Latent faults that remain undetected typically cause system failure eventually. Without latent fault
checking, the overall availability of a redundant system is jeopardized. To avoid this
situation, a device driver must detect latent faults and report them in the
same way as other faults.
You should provide the driver with a mechanism for making periodic health checks
on the device. In a fault-tolerant situation where the device can be the
secondary or failover device, early detection of a failed secondary device is essential
to ensure that the secondary device can be repaired or replaced before any
failure in the primary device occurs.
Periodic health checks can be used to perform the following activities:
Check any register or memory location on the device whose value might have been altered since the last poll.

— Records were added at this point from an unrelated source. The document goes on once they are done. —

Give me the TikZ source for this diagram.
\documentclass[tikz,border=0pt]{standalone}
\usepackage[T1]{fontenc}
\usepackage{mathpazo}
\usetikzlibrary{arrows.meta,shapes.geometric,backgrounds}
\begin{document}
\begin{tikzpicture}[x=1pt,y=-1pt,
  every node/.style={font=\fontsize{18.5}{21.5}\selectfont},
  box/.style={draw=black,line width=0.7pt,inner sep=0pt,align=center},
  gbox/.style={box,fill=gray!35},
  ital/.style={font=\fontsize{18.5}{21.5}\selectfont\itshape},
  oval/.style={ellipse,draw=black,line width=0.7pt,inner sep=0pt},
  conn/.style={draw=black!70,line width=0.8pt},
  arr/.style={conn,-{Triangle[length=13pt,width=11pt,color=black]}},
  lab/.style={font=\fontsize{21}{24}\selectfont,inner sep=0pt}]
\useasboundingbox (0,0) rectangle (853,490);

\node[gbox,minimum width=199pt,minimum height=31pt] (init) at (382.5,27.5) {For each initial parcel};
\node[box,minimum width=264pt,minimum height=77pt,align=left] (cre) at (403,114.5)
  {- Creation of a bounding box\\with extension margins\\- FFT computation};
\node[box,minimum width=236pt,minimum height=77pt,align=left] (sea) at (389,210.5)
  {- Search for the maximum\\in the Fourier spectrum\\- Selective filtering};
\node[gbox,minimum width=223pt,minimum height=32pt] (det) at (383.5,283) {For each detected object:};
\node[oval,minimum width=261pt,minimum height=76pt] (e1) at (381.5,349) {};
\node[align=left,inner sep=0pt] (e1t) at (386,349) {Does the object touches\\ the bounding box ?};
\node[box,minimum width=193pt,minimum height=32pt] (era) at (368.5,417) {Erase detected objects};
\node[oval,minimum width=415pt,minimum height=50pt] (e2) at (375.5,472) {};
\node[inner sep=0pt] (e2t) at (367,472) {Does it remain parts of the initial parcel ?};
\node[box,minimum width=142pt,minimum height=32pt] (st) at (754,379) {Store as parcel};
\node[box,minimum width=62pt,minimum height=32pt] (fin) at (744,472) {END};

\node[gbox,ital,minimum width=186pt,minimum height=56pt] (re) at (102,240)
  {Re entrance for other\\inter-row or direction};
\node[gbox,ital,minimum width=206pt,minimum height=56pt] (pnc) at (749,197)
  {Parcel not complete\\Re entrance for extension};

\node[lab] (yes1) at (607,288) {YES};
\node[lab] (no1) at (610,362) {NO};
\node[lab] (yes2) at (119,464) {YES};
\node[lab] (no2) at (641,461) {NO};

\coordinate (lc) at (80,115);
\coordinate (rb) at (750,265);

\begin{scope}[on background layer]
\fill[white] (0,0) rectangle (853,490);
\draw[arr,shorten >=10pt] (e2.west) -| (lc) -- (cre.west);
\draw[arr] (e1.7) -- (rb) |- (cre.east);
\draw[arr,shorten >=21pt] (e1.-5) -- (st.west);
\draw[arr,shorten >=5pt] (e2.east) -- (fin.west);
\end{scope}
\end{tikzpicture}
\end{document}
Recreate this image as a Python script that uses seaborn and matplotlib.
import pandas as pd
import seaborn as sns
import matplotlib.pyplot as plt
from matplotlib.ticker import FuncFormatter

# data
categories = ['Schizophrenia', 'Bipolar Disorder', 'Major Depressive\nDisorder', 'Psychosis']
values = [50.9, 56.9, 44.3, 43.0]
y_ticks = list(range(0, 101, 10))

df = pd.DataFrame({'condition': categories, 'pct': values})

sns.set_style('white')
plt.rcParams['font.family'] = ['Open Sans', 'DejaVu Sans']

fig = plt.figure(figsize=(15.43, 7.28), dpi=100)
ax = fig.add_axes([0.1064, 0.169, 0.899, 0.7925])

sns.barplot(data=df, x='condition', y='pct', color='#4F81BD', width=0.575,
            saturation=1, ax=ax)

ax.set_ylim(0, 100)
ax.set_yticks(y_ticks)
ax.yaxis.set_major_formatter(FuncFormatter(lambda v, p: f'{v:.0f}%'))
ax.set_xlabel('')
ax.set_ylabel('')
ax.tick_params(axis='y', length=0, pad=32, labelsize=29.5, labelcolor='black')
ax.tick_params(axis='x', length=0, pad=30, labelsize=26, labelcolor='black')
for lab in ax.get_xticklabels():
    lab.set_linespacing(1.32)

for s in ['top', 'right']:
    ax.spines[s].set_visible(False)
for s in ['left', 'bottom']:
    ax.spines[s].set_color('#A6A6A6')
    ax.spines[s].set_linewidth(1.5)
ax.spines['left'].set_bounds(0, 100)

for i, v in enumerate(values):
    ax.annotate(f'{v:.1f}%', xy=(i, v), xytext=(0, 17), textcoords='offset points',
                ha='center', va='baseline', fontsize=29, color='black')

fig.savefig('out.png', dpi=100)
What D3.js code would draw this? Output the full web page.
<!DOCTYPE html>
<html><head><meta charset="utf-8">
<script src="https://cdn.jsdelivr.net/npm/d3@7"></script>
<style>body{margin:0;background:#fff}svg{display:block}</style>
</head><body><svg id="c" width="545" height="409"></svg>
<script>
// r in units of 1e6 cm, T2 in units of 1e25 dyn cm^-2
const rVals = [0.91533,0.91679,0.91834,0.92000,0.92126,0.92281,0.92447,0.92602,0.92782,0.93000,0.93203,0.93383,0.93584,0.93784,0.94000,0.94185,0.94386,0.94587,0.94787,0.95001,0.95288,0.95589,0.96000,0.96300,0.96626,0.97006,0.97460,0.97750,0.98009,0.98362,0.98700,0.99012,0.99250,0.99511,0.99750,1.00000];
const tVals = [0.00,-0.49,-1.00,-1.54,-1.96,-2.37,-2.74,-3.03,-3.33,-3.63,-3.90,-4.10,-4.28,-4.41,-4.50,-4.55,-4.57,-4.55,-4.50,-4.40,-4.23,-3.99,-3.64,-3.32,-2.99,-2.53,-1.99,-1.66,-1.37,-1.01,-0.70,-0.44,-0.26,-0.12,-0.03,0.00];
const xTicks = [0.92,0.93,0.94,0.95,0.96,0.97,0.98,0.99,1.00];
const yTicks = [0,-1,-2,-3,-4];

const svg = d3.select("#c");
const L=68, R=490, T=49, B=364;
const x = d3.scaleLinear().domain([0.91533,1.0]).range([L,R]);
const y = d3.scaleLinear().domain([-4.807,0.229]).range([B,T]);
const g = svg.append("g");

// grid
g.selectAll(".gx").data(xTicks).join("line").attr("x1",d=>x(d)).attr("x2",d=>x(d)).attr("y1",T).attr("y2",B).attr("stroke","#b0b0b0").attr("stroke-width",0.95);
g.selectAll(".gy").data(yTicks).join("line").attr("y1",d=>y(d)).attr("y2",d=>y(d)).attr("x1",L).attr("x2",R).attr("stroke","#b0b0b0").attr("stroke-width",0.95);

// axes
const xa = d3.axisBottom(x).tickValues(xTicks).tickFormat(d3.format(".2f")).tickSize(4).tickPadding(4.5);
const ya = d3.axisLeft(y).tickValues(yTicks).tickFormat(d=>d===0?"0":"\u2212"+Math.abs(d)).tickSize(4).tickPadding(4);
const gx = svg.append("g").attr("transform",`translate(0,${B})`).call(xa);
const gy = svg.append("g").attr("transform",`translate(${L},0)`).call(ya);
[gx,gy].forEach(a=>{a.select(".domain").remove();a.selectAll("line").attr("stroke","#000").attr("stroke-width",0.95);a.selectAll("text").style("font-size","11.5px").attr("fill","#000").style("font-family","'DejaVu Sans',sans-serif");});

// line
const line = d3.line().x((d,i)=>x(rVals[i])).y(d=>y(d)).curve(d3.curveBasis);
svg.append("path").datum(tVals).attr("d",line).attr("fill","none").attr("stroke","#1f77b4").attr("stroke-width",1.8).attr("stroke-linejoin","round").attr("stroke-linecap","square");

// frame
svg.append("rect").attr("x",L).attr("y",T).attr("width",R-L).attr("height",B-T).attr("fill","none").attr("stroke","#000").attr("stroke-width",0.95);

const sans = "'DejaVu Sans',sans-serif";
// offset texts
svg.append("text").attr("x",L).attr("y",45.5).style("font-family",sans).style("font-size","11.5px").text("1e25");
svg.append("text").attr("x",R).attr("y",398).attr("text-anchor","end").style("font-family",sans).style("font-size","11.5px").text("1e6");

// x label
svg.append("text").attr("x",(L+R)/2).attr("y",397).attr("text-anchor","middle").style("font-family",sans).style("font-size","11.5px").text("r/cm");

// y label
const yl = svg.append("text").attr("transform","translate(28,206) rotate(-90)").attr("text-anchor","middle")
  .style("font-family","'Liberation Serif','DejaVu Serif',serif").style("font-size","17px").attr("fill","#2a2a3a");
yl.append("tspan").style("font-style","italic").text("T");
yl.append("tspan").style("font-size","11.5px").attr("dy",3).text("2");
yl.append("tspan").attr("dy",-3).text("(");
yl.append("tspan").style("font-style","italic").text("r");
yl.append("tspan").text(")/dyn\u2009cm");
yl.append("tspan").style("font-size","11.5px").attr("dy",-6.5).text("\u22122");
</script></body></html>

Features of a device that typically exhibit deterministic behavior include heartbeat semaphores, device timers (for example, local lbolt used by download), and event counters. Reading an updated predictable value from the device gives a degree of confidence that things are proceeding satisfactorily.
Timestamp outgoing requests such as transmit blocks or commands that are issued by the driver.
The periodic health check can look for any suspect requests that have not completed.
Initiate an action on the device that should be completed before the next scheduled check.
If this action is an interrupt, this check is an ideal way to ensure that the device's circuitry can deliver an interrupt.